Odunpazarı Belediye Başkanı Kazım Kurt şu ifadeleri kullandı;

"Ahmet Sivri Bey’in anlattıklarından anlaşılan bence şudur: İnsanlar hakları olmadığı hâlde kaçak olarak yapı yapmışlar. Biz de bu fiilî duruma göre bir imar planı yapalım ya da bunu hukukî bir hâle dönüştürelim deniliyor.

Şimdi bunun yapılabilmesi için nasıl bir çözüm üreteceğiz? Eğer böyle bir şey yapılabiliyorsa, ilk inşaat ruhsatına başvurulduğu zaman niçin yapılmıyor? Çünkü ortak alanların kullanılması hiçbir kişiye tahsis edilemez, hiçbir işletmeye tahsis edilemez. Dükkânın küçük olması, ekonominin bozuk olması, işletmelerin zarar etmesi kaçak inşaat yapılmasının gerekçesi olamaz. Ekonomiyi düzeltirsiniz, insanların dükkân büyütmeye ihtiyacı kalmaz ya da inşaat başlangıcında büyük yaparsınız, kiraya öyle verirsiniz.

Bugün burada sözü edilen 3.000–4.000 rakamı, zeminde tamamen farklı bir yapı yaratıldığını gösteriyor. 50 metrekarelik dükkân 350 metrekareye çıkmış durumda.
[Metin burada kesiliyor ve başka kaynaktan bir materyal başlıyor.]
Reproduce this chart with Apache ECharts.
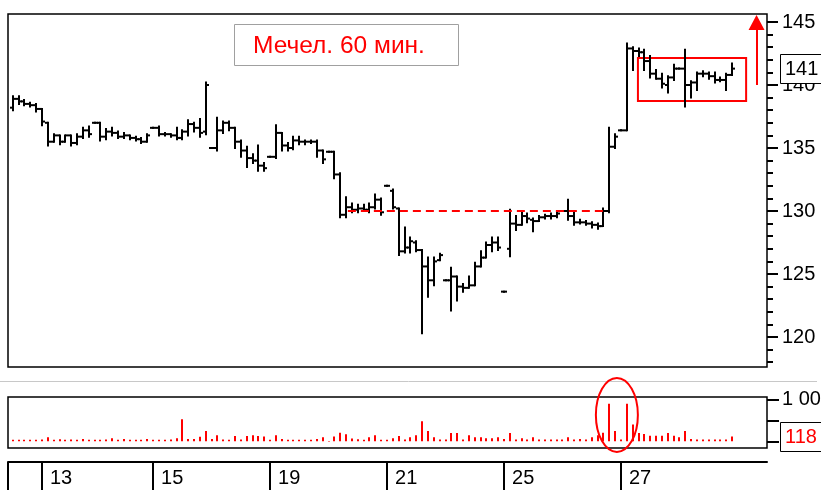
<!DOCTYPE html>
<html>
<head>
<meta charset="utf-8">
<script src="https://cdn.jsdelivr.net/npm/echarts@6/dist/echarts.min.js"></script>
<style>
  html, body { margin: 0; padding: 0; background: #fff; }
  #chart { width: 821px; height: 490px; }
</style>
</head>
<body>
<div id="chart"></div>
<script>
// day labels on the bottom strip and index of the first bar of those days
const labelDays = ['13', '15', '19', '21', '25', '27']
const labelStarts = [5, 24, 44, 64, 84, 104]

// hourly bars, Мечел
const opens = [
  138.2, 138.9, 138.7, 138.5, 138.4, 138.1, 137.0, 135.5, 136.0, 135.5,
  136.0, 135.4, 135.9, 136.4, 137.0, 137.0, 135.9, 136.3, 136.2, 135.9,
  136.0, 135.8, 135.7, 135.5, 136.6, 136.6, 136.1, 136.1, 136.0, 135.8,
  136.3, 136.9, 136.6, 136.3, 135.0, 135.0, 136.4, 137.0, 136.6, 135.5,
  134.8, 134.2, 134.0, 133.6, 134.3, 134.3, 136.2, 135.2, 135.0, 135.6,
  135.5, 135.5, 135.5, 134.8, 134.7, 134.7, 132.9, 129.7, 130.3, 130.1,
  130.2, 130.1, 130.3, 130.9, 132.0, 131.6, 130.2, 126.8, 127.1, 127.5,
  126.9, 125.6, 124.5, 126.1, 124.5, 124.5, 124.8, 124.0, 123.9, 124.1,
  125.6, 126.3, 127.3, 127.5, 123.6, 127.0, 129.0, 128.9, 129.6, 129.3,
  129.2, 129.5, 129.6, 129.6, 130.0, 130.0, 129.6, 129.1, 129.1, 129.0,
  128.9, 128.8, 130.0, 135.1, 136.4, 136.4, 142.9, 142.7, 142.6, 141.9,
  140.9, 140.5, 140.0, 140.6, 141.3, 141.3, 140.0, 140.2, 140.9, 140.9,
  140.7, 140.4, 140.4, 140.8
]
const highs = [
  139.1, 139.1, 138.8, 138.6, 138.5, 138.1, 137.0, 136.1, 136.0, 136.0,
  136.0, 136.1, 136.6, 136.7, 137.0, 137.0, 136.5, 136.6, 136.3, 136.2,
  136.0, 135.9, 135.8, 136.1, 136.6, 136.7, 136.2, 136.1, 136.6, 136.4,
  137.2, 137.0, 137.3, 140.2, 135.0, 137.4, 137.1, 137.1, 136.6, 135.6,
  135.1, 134.5, 135.2, 133.8, 134.3, 136.8, 136.2, 135.4, 135.9, 135.9,
  135.6, 135.6, 135.6, 134.8, 134.7, 134.7, 133.0, 131.1, 130.6, 130.5,
  130.5, 130.6, 131.3, 131.0, 132.0, 131.7, 130.2, 128.7, 127.9, 127.6,
  126.9, 126.3, 126.3, 126.6, 124.5, 125.5, 124.8, 124.2, 124.8, 125.9,
  126.8, 127.5, 127.9, 127.9, 123.6, 130.1, 129.6, 129.9, 129.8, 129.4,
  129.6, 129.7, 129.8, 129.9, 130.0, 130.9, 129.9, 129.3, 129.2, 129.1,
  129.0, 130.2, 136.6, 136.1, 136.4, 143.3, 143.0, 142.9, 142.8, 142.3,
  141.2, 140.9, 140.7, 141.6, 141.3, 142.8, 140.3, 141.0, 141.1, 141.0,
  141.0, 140.6, 140.9, 141.7
]
const lows = [
  138.0, 138.5, 138.4, 138.3, 137.9, 136.8, 135.2, 135.5, 135.3, 135.5,
  135.2, 135.3, 135.8, 135.9, 137.0, 135.6, 135.7, 136.0, 135.8, 135.8,
  135.7, 135.6, 135.4, 135.5, 136.6, 136.0, 136.0, 135.9, 135.7, 135.7,
  136.0, 136.3, 135.9, 136.1, 135.0, 134.8, 136.2, 136.4, 135.0, 134.3,
  133.5, 133.8, 133.2, 133.2, 134.3, 134.2, 134.8, 134.8, 134.9, 135.3,
  135.3, 135.4, 134.3, 133.8, 134.7, 132.6, 129.5, 129.5, 129.9, 129.9,
  130.0, 129.9, 130.2, 129.7, 132.0, 130.2, 126.5, 126.7, 126.7, 126.8,
  120.3, 123.2, 124.1, 126.1, 124.5, 122.1, 122.9, 123.6, 123.9, 124.1,
  125.6, 126.3, 126.8, 126.9, 123.6, 126.4, 128.5, 128.9, 129.1, 128.4,
  129.2, 129.4, 129.4, 129.5, 130.0, 129.3, 128.9, 129.0, 128.9, 128.7,
  128.6, 128.8, 129.9, 135.0, 136.4, 136.4, 141.2, 142.3, 141.2, 140.6,
  140.5, 139.8, 139.4, 140.4, 141.3, 138.3, 139.0, 139.6, 140.7, 140.5,
  140.2, 140.3, 139.6, 140.8
]
const closes = [
  138.9, 138.7, 138.5, 138.4, 138.1, 137.1, 135.5, 136.0, 135.5, 136.0,
  135.4, 135.9, 136.4, 136.1, 137.0, 135.9, 136.3, 136.2, 135.9, 136.0,
  135.8, 135.7, 135.5, 136.0, 136.6, 136.1, 136.1, 136.0, 135.8, 136.3,
  136.9, 136.6, 136.2, 140.0, 135.0, 136.4, 137.0, 136.6, 135.5, 134.8,
  134.2, 134.0, 133.6, 133.4, 134.3, 136.2, 135.2, 135.0, 135.6, 135.5,
  135.5, 135.5, 134.8, 134.1, 134.7, 132.9, 129.7, 130.3, 130.1, 130.2,
  130.1, 130.3, 130.9, 129.9, 132.0, 130.3, 126.8, 127.1, 127.6, 126.9,
  125.6, 124.5, 126.0, 126.5, 124.5, 124.8, 124.0, 123.9, 124.1, 125.6,
  126.3, 127.3, 127.5, 127.1, 123.6, 129.0, 128.9, 129.6, 129.4, 129.2,
  129.5, 129.6, 129.6, 129.8, 130.0, 129.6, 129.1, 129.1, 129.0, 128.9,
  128.8, 130.0, 135.1, 135.9, 136.4, 142.9, 142.7, 142.6, 141.9, 140.9,
  140.5, 140.1, 140.6, 141.3, 141.3, 140.0, 140.2, 140.9, 140.9, 140.7,
  140.4, 140.4, 140.8, 141.3
]
const volumes = [
  40, 40, 40, 40, 40, 45, 100, 40, 55, 40,
  45, 40, 60, 40, 40, 40, 45, 75, 40, 60,
  40, 40, 40, 60, 40, 40, 40, 45, 75, 530,
  60, 60, 110, 250, 60, 150, 45, 40, 130, 45,
  130, 150, 130, 120, 40, 150, 60, 40, 40, 40,
  40, 40, 60, 100, 10, 120, 210, 170, 70, 55,
  40, 100, 150, 40, 40, 75, 130, 45, 100, 150,
  480, 250, 100, 45, 45, 200, 200, 45, 150, 100,
  100, 75, 75, 100, 60, 200, 45, 75, 45, 100,
  45, 45, 45, 45, 45, 100, 45, 60, 45, 100,
  150, 210, 895, 250, 45, 895, 400, 200, 175, 135,
  135, 135, 200, 135, 100, 250, 60, 45, 45, 45,
  45, 45, 45, 118
]

const X_MIN = -0.814
const X_MAX = 128.97
const FONT = "'Liberation Sans', Arial, sans-serif"

const ohlcData = opens.map((o, i) => [i, o, highs[i], lows[i], closes[i]])
const volData = volumes.map((v, i) => [i, v])

function renderOhlc(params, api) {
  const x = api.value(0)
  const o = api.coord([x, api.value(1)])
  const h = api.coord([x, api.value(2)])
  const l = api.coord([x, api.value(3)])
  const c = api.coord([x, api.value(4)])
  const cx = Math.round(o[0])
  const st = { stroke: '#000', lineWidth: 2 }
  return {
    type: 'group',
    children: [
      { type: 'line', shape: { x1: cx, y1: h[1] - 1, x2: cx, y2: l[1] + 1 }, style: st },
      { type: 'line', shape: { x1: cx - 3, y1: o[1], x2: cx, y2: o[1] }, style: st },
      { type: 'line', shape: { x1: cx, y1: c[1], x2: cx + 3, y2: c[1] }, style: st }
    ]
  }
}

function renderVol(params, api) {
  const top = api.coord([api.value(0), api.value(1)])
  const base = api.coord([api.value(0), 0])
  const cx = Math.round(top[0])
  return {
    type: 'rect',
    shape: { x: cx - 1, y: top[1], width: 2, height: Math.max(base[1] - top[1], 1) },
    style: { fill: '#ff0000' }
  }
}

const noLine = { show: false, onZero: false }
const chart = echarts.init(document.getElementById('chart'))

chart.setOption({
  animation: false,
  backgroundColor: '#fff',
  grid: [
    // price: 118 .. 145
    { left: 8, top: 22, width: 759, height: 340.2, outerBoundsMode: 'none' },
    // volume: 0 .. 1000
    { left: 8, top: 399.3, width: 759, height: 42.2, outerBoundsMode: 'none' },
    // price labels / major ticks: 120 .. 145
    { left: 8, top: 22, width: 759, height: 315, outerBoundsMode: 'none' }
  ],
  xAxis: [
    { type: 'value', gridIndex: 0, min: X_MIN, max: X_MAX, show: false, axisLine: noLine },
    {
      type: 'value', gridIndex: 1, min: X_MIN, max: X_MAX, position: 'bottom', offset: 20.5,
      axisLine: { show: true, onZero: false, lineStyle: { color: '#000', width: 2 } },
      axisTick: { show: true, length: 28, customValues: [X_MIN].concat(labelStarts), lineStyle: { color: '#000', width: 2 } },
      axisLabel: {
        show: true, customValues: labelStarts, margin: 6, align: 'left', padding: [0, 0, 0, 8],
        fontFamily: FONT, fontSize: 20, color: '#000',
        formatter: (v) => labelDays[labelStarts.indexOf(Math.round(v))] || ''
      },
      splitLine: { show: false }
    },
    { type: 'value', gridIndex: 2, min: X_MIN, max: X_MAX, show: false, axisLine: noLine }
  ],
  yAxis: [
    {
      type: 'value', gridIndex: 0, position: 'right', min: 118, max: 145, interval: 1,
      axisLine: noLine,
      axisTick: { show: true, length: 6, lineStyle: { color: '#000', width: 2 } },
      axisLabel: { show: false },
      splitLine: { show: false }
    },
    {
      type: 'value', gridIndex: 1, position: 'right', min: 0, max: 1000, interval: 500,
      axisLine: noLine,
      axisTick: { show: true, length: 12, lineStyle: { color: '#000', width: 2 } },
      axisLabel: {
        show: true, margin: 15, fontFamily: FONT, fontSize: 20, color: '#000',
        formatter: (v) => (v === 1000 ? '1 000' : '')
      },
      splitLine: { show: false }
    },
    {
      type: 'value', gridIndex: 2, position: 'right', min: 120, max: 145, interval: 5,
      axisLine: noLine,
      axisTick: { show: true, length: 11, lineStyle: { color: '#000', width: 2 } },
      axisLabel: { show: true, margin: 15, fontFamily: FONT, fontSize: 20, color: '#000' },
      splitLine: { show: false }
    }
  ],
  series: [
    {
      type: 'custom',
      xAxisIndex: 0,
      yAxisIndex: 0,
      renderItem: renderOhlc,
      data: ohlcData,
      clip: false,
      encode: { x: 0, y: [1, 2, 3, 4] },
      markLine: {
        silent: true,
        label: { show: false },
        data: [
          [
            { coord: [57.3, 130.05], symbol: 'none', lineStyle: { color: '#ff0000', width: 2, type: [8, 5] } },
            { coord: [101, 130.05], symbol: 'none' }
          ],
          [
            { coord: [127.18, 140.0], symbol: 'none', lineStyle: { color: '#ff0000', width: 2, type: 'solid' } },
            { coord: [127.18, 144.96], symbol: 'triangle', symbolSize: [16, 15] }
          ]
        ]
      },
      markArea: {
        silent: true,
        itemStyle: { color: 'rgba(0,0,0,0)', borderColor: '#ff0000', borderWidth: 2 },
        data: [[{ coord: [106.9, 142.14] }, { coord: [125.4, 138.73] }]]
      }
    },
    {
      type: 'custom',
      xAxisIndex: 1,
      yAxisIndex: 1,
      renderItem: renderVol,
      data: volData,
      clip: true,
      encode: { x: 0, y: 1 }
    }
  ]
})

// frames and annotations: title box, last price / volume boxes, ellipse
const last = closes.length - 1
const axisX = chart.convertToPixel({ gridIndex: 0 }, [X_MAX, 130])[0]
const leftX = chart.convertToPixel({ gridIndex: 0 }, [X_MIN, 130])[0]
const pc = chart.convertToPixel({ gridIndex: 0 }, [last, closes[last]])
const pv = chart.convertToPixel({ gridIndex: 1 }, [last, volumes[last]])
const pe = chart.convertToPixel({ gridIndex: 1 }, [103.3, 630])
const frameW = axisX - leftX

chart.setOption({
  graphic: [
    { type: 'line', z: 50, shape: { x1: 0, y1: 381.5, x2: 817, y2: 381.5 }, style: { stroke: '#c8c8c8', lineWidth: 1 } },
    { type: 'rect', z: 60, shape: { x: leftX, y: 14, width: frameW, height: 353 }, style: { fill: 'none', stroke: '#000', lineWidth: 1.5 } },
    { type: 'rect', z: 60, shape: { x: leftX, y: 397, width: frameW, height: 51 }, style: { fill: 'none', stroke: '#000', lineWidth: 1.5 } },
    { type: 'rect', z: 100, shape: { x: 234.5, y: 24.5, width: 224, height: 41 }, style: { fill: '#fff', stroke: '#a0a0a0', lineWidth: 1 } },
    { type: 'text', z: 101, x: 253, y: 46, style: { text: 'Мечел. 60 мин.', fill: '#ff0000', font: '24.5px ' + FONT, verticalAlign: 'middle', align: 'left' } },
    { type: 'rect', z: 100, shape: { x: axisX + 13.5, y: Math.round(pc[1]) - 14.5, width: 60, height: 29 }, style: { fill: '#fff', stroke: '#000', lineWidth: 1 } },
    { type: 'text', z: 101, x: axisX + 18, y: Math.round(pc[1]), style: { text: String(Math.round(closes[last])), fill: '#000', font: '20px ' + FONT, verticalAlign: 'middle', align: 'left' } },
    { type: 'rect', z: 100, shape: { x: axisX + 13.5, y: Math.round(pv[1]) - 14.5, width: 60, height: 29 }, style: { fill: '#fff', stroke: '#000', lineWidth: 1 } },
    { type: 'text', z: 101, x: axisX + 18, y: Math.round(pv[1]), style: { text: String(volumes[last]), fill: '#ff0000', font: '20px ' + FONT, verticalAlign: 'middle', align: 'left' } },
    { type: 'ellipse', z: 100, shape: { cx: pe[0], cy: pe[1], rx: 21, ry: 37 }, style: { fill: 'none', stroke: '#ff0000', lineWidth: 2 } }
  ]
})
</script>
</body>
</html>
Bu bir haksızlıktır; bunu yapmayanlara karşı da haksızlıktır. Dolayısıyla Sayıştay’ın bulguları da ciddi bir eleştiri ortaya koymaktadır. Belediyelerimiz bu konuda daha titiz olmak zorundadır. Aksi takdirde imar suçu işlemiş oluruz.

Bu konuda arkadaşlarımızın gazetede yer alan açıklaması da vardı: Çözüm nedir? Hukukî çözüm nedir? Çözüm hukukî olmalıdır. Hukukî değilse “E, biz yaptık, oldu.” demek doğru değildir. İşletmelerin bu alanları büyütmemesi gerekir. Benim anlatmaya çalıştığım budur. Vizyonun büyüklüğü de burada belli olur; vizyon, sadece vizyon demekle ortaya çıkmaz.

Şimdi siz hukuka aykırı olduğu açık bir işi “Hukukî hâle dönüştürelim.” diyorsanız, bunu Türkiye Büyük Millet Meclisinde yaparsınız. Belediye meclislerinde bunun çözümü söz konusu değildir kanaatindeyim. Burada popülizm yapmanın, “Efendim oda seçimleri yaklaşıyor, esnafı koruyoruz, kolluyoruz.” diyerek politika üretmenin bir anlamı yoktur. Gerçekçi olmak zorundayız. Ben Ahmet Bey’e, konunun imar hukuku açısından ciddi bir incelemeye tabi tutulmasını öneriyorum. Sonra tekrar konuşuruz."